During a recent visit, my purebred Iowan family quizzed me on what makes Minnesota better than the other states I’ve lived — Iowa, Wyoming and Missouri.


“Well, people really are very nice,” I said. With a skeptical scoff, they retorted that it was just passive aggressiveness.


“OK, then there’s the Juicy Lucy,” I said.


After a brief description, they concluded that a Juicy Lucy was a cheeseburger, just with the cheese in a different place and given a gross-sounding name.


“No, it’s different,” I started to explain, but their minds were made up.


However, the Food Network ranked the Juicy Lucy as the best cheesy dish in Minnesota, so my family is wrong and I can write an article about how wrong they are.


First of all, the Juicy Lucy is “not just a cheeseburger.” I don’t even like cheeseburgers.


The Juicy Lucy is not some slice of cheddar (or two if you’re feeling wild) slapped on a burnt burger to serve your neighbors when it’s your obligation to host the cook-out. It’s two hamburger patties lovingly crafted around a block of cheese, from the states that do cheese best.


And yes, some prefer the scalding first bite with the volcano of melted cheese, but the best Juicy Lucy is a few minutes older and wiser, when the cheese reaches a stringy consistency, perfectly balancing out the burger’s texture and flavor.


According to the Food Network article, the Juicy Lucy is “arguably one of the North Star State’s proudest culinary exports.” If it was “just a cheeseburger,” patrons wouldn’t flock to restaurants across the Twin Cities to get their hands on the gooey, caloric mess.

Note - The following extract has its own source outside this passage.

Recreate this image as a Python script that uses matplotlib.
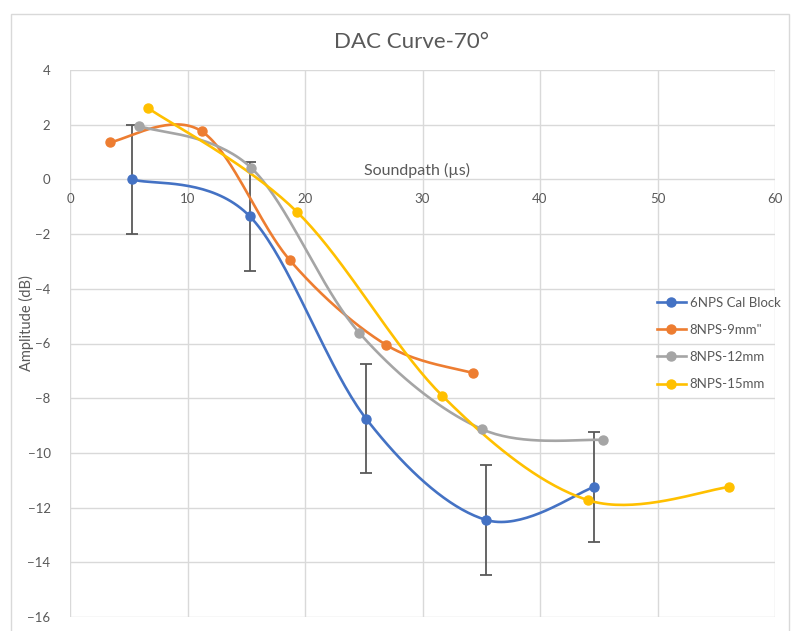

Guy Fieri, the spiked-hair and fire-shirt-wearing man himself, featured a Juicy Lucy on his critically acclaimed (probably) show, “Diners, Drive-Ins and Dives,” when he went to The Nook in St. Paul. Not only that, but he has his own Juicy Lucy, “Guy’s Big Bite,” at the restaurant. The article recommends the Juicy Lucy at The Blue Door Pub, called “Blucys.”


I’m glad the Food Network can appreciate the Juicy Lucy for the culinary masterpiece that it is, because clearly, my family cannot. Though it does have a gross-sounding name, I’ll give them that.


For true Minnesotans who respect the power of the Juicy Lucy (the power can make you gain 20 pounds, so beware), the Food Network chose cheesy dishes for every state. Locals can head to Des Moines for a “Walking Ched” burger at Zombie Burger (I can vouch for the fried deliciousness of this one), to Madison for cheese curds from The Old Fashioned in Wisconsin, to Bismarck for a tater tot hot dish at Humpback Sally’s in North Dakota or to Rockerville for a fry bread cheeseburger at The Gaslight Restaurant and Saloon in South Dakota.